- **Requirement**: Begin with the first line of the material and copy each line word for word through the line that contains "(0,0) rectangle (1002,591);"; the pictures are left out.
- - -
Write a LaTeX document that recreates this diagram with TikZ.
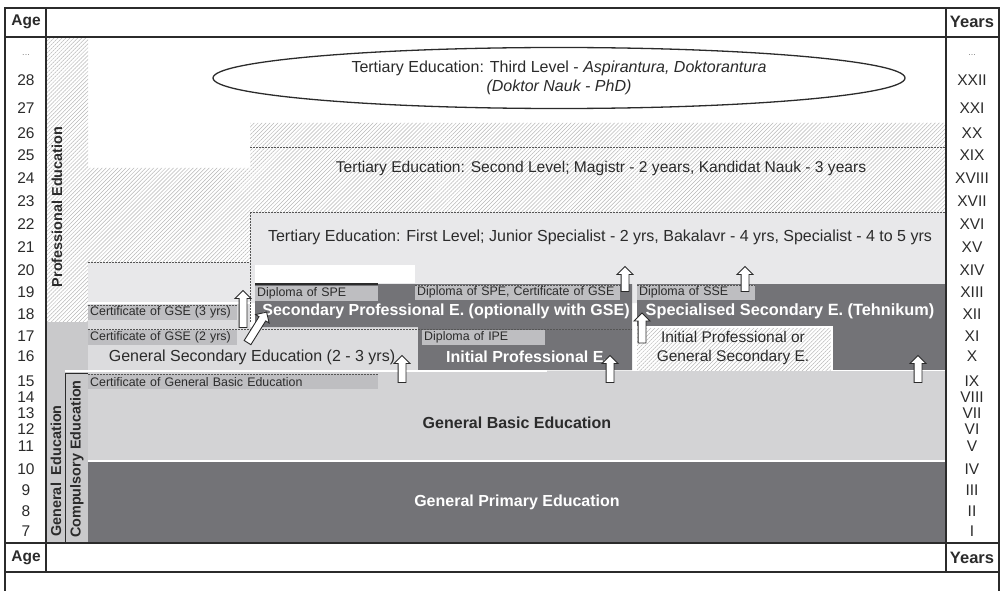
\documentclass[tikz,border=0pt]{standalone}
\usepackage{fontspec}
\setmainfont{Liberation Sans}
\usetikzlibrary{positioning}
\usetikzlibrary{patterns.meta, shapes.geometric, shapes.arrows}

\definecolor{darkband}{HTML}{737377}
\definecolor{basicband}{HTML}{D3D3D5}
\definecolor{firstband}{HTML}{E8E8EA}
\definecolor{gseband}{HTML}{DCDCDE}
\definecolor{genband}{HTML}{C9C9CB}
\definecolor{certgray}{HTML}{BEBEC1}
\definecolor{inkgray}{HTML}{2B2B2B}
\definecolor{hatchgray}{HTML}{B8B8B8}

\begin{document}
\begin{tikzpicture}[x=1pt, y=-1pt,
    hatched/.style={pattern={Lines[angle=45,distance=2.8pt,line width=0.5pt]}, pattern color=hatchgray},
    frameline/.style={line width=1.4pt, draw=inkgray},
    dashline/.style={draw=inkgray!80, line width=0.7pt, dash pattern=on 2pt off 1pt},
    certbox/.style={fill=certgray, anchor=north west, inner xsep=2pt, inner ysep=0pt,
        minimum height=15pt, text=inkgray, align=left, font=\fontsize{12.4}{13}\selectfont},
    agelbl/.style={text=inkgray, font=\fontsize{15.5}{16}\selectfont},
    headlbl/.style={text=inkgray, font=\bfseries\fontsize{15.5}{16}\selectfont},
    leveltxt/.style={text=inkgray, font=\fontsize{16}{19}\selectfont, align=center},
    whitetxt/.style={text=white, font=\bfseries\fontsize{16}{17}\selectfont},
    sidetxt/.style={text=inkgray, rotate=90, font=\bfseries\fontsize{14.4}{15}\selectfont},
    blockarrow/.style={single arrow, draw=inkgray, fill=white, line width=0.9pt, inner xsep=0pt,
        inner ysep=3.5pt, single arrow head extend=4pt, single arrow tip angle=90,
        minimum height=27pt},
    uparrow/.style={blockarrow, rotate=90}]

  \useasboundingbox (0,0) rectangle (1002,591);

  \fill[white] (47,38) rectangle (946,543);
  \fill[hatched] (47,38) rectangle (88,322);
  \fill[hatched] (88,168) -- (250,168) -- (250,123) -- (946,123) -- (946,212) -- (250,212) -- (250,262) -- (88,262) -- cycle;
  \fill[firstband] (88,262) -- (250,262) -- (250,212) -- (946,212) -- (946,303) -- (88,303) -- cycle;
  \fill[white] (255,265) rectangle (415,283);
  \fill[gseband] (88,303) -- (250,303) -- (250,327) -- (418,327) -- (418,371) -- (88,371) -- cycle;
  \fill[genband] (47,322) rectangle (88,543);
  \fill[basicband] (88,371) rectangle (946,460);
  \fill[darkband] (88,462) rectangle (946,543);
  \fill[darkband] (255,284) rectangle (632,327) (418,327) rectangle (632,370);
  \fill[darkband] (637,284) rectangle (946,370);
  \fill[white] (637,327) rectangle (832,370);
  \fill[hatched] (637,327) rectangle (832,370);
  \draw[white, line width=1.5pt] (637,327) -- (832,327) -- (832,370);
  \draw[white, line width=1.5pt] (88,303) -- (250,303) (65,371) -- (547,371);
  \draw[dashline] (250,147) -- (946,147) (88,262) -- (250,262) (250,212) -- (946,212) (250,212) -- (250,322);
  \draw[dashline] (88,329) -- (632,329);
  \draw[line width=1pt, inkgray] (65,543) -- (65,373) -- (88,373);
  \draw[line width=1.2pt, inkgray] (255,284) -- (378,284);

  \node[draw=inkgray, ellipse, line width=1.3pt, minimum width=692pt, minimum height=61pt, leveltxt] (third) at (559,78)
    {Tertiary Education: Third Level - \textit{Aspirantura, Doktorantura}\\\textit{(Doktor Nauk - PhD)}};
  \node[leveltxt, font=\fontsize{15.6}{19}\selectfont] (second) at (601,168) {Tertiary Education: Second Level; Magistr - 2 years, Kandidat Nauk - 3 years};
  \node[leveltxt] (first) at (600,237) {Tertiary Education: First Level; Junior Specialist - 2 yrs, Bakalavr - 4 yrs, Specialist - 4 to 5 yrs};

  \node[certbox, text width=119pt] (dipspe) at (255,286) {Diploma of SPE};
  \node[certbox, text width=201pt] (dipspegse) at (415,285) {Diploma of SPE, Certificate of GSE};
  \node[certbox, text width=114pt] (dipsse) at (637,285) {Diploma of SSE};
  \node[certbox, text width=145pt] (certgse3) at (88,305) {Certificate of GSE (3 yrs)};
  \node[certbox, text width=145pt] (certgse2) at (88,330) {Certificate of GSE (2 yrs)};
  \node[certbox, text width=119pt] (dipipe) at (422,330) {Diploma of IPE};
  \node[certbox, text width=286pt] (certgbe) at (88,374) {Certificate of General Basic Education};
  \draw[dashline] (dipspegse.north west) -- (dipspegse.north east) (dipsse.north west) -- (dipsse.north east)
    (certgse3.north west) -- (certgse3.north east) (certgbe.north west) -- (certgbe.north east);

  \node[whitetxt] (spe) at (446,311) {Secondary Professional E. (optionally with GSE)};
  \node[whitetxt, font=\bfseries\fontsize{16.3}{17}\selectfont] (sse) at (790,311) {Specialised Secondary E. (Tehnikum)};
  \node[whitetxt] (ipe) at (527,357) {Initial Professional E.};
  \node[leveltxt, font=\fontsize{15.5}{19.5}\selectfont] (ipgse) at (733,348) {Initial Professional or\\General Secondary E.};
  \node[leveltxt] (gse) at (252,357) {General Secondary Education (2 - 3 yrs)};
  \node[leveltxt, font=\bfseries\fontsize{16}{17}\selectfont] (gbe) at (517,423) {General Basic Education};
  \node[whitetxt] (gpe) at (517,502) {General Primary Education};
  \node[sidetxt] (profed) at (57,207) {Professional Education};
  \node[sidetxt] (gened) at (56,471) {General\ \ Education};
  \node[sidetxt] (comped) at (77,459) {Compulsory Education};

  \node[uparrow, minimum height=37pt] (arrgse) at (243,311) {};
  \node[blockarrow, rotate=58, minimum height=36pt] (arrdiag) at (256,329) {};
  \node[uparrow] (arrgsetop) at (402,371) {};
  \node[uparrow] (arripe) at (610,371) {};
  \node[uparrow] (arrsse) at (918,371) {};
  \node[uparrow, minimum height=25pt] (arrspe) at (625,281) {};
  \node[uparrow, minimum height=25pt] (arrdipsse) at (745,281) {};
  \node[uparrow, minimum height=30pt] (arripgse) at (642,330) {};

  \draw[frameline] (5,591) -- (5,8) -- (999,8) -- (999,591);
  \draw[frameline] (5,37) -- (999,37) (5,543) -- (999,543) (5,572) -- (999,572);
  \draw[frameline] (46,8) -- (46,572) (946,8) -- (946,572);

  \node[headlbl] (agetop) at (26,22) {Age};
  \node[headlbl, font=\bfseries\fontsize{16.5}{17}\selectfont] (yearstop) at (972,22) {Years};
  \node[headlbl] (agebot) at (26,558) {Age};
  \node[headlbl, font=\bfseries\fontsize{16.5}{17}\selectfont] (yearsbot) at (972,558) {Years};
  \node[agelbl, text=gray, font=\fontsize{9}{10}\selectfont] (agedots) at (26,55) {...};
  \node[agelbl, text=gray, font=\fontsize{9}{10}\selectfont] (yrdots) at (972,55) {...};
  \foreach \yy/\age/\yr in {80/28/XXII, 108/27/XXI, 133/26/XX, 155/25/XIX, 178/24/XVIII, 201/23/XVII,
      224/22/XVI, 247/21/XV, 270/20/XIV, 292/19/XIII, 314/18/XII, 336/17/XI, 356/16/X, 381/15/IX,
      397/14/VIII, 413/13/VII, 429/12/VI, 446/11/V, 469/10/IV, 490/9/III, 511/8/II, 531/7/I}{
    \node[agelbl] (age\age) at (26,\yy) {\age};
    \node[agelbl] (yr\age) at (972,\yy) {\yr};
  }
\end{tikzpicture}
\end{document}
- - -
- **Full solution**:
Write a LaTeX document that recreates this diagram with TikZ.
\documentclass[tikz,border=0pt]{standalone}
\usepackage{fontspec}
\setmainfont{Liberation Sans}
\usetikzlibrary{positioning}
\usetikzlibrary{patterns.meta, shapes.geometric, shapes.arrows}

\definecolor{darkband}{HTML}{737377}
\definecolor{basicband}{HTML}{D3D3D5}
\definecolor{firstband}{HTML}{E8E8EA}
\definecolor{gseband}{HTML}{DCDCDE}
\definecolor{genband}{HTML}{C9C9CB}
\definecolor{certgray}{HTML}{BEBEC1}
\definecolor{inkgray}{HTML}{2B2B2B}
\definecolor{hatchgray}{HTML}{B8B8B8}

\begin{document}
\begin{tikzpicture}[x=1pt, y=-1pt,
    hatched/.style={pattern={Lines[angle=45,distance=2.8pt,line width=0.5pt]}, pattern color=hatchgray},
    frameline/.style={line width=1.4pt, draw=inkgray},
    dashline/.style={draw=inkgray!80, line width=0.7pt, dash pattern=on 2pt off 1pt},
    certbox/.style={fill=certgray, anchor=north west, inner xsep=2pt, inner ysep=0pt,
        minimum height=15pt, text=inkgray, align=left, font=\fontsize{12.4}{13}\selectfont},
    agelbl/.style={text=inkgray, font=\fontsize{15.5}{16}\selectfont},
    headlbl/.style={text=inkgray, font=\bfseries\fontsize{15.5}{16}\selectfont},
    leveltxt/.style={text=inkgray, font=\fontsize{16}{19}\selectfont, align=center},
    whitetxt/.style={text=white, font=\bfseries\fontsize{16}{17}\selectfont},
    sidetxt/.style={text=inkgray, rotate=90, font=\bfseries\fontsize{14.4}{15}\selectfont},
    blockarrow/.style={single arrow, draw=inkgray, fill=white, line width=0.9pt, inner xsep=0pt,
        inner ysep=3.5pt, single arrow head extend=4pt, single arrow tip angle=90,
        minimum height=27pt},
    uparrow/.style={blockarrow, rotate=90}]

  \useasboundingbox (0,0) rectangle (1002,591);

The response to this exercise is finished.